Introduction To Assemblies   


An assembly is self-describing because it includes metadata that describes the assembly. Metadata includes the types exported from the assembly and a manifest. A Manifest is a data structure. The manifest serves the same purpose as the type library and associated registry entries do for a COM component. Manifest contains more information than a type library.

Assemblies can be loaded using the side-by-side technique. This means a different version of the same assembly can be used inside a single process.

Assemblies support Zero-impact installations. Installations can be as easy as copying the files that belong to an assembly.


Structure of an Assembly

As told before the assembly consists of assembly metadata describing the assembly, type metadata describing the exported types and methods, MSIL code, and resources.

These parts of an assembly can be inside one file or spread across several files.


Manifests

The manifest is an important part of an assembly and is part of the metadata. A manifest contains:

  1. The identity of the assembly, consisting of its name, version and culture.

  2. Names of all the files in the assembly.
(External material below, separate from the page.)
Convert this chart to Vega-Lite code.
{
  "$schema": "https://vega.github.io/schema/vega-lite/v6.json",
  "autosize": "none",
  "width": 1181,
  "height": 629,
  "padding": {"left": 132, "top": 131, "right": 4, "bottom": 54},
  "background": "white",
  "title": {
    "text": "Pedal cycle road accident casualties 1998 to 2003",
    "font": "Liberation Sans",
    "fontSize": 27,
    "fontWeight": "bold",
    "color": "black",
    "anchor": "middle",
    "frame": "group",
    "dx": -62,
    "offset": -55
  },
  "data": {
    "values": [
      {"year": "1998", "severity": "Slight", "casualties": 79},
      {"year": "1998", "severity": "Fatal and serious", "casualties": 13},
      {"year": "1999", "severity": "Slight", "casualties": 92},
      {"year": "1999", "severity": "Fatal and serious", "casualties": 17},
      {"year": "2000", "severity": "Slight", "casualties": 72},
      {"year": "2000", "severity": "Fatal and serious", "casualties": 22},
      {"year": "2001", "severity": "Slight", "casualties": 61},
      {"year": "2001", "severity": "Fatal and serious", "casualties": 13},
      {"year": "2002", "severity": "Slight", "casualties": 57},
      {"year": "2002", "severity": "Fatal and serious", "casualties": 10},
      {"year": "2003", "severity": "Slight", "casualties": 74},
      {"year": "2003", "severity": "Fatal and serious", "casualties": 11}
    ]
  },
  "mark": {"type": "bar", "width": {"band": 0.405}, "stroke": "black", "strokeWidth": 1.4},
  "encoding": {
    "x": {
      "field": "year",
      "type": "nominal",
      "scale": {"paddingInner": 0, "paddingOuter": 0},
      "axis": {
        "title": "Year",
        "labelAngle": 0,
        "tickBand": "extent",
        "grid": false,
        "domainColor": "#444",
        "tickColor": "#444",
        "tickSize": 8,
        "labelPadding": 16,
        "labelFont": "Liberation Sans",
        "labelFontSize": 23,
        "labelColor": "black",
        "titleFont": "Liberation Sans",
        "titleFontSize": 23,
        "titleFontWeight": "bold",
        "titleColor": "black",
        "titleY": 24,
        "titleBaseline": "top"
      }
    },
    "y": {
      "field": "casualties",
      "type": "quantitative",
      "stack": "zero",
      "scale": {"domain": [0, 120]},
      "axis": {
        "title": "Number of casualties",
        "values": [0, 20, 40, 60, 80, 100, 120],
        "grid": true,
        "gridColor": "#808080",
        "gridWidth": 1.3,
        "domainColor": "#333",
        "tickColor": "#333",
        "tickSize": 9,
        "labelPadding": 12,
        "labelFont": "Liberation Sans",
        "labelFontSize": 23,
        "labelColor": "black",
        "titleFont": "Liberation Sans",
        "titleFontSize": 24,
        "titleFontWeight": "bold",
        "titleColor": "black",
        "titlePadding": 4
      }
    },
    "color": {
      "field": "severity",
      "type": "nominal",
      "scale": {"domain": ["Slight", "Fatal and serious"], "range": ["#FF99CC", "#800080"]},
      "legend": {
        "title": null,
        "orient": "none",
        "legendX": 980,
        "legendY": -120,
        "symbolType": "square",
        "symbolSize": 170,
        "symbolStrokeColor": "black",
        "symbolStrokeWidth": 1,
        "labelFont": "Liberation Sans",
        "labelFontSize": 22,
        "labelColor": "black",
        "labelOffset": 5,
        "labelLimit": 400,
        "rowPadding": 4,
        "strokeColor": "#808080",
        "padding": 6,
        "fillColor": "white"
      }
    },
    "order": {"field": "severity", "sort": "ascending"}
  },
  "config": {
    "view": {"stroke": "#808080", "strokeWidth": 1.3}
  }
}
  3. Details of all the types defined in the assembly.

  4. Whether all the types defined in the assembly are visible to other assemblies or private to one.

  5. A hash of all files in the assembly

  6. Names and hashes of other assemblies that an assembly in turn will need to reference when run

  7. Details of any security permissions that clients need to have in order to be able to run the assembly


Shared & Private Assemblies

There are two types of assemblies available: private assemblies and shared assemblies. A private assembly is used by only one application while a shared assembly is shared among different applications.

By default when we compile a C# program, the assembly produced will be a private assembly. The file should be placed in the same folder where the calling application is stored. With a private assembly it’s not necessary to think about naming conflicts with other classes or versioning problems because each application has its own copy of the assembly.

In shared assemblies we must be careful that the assembly must be unique, and therefore, have a unique name (called a strong name).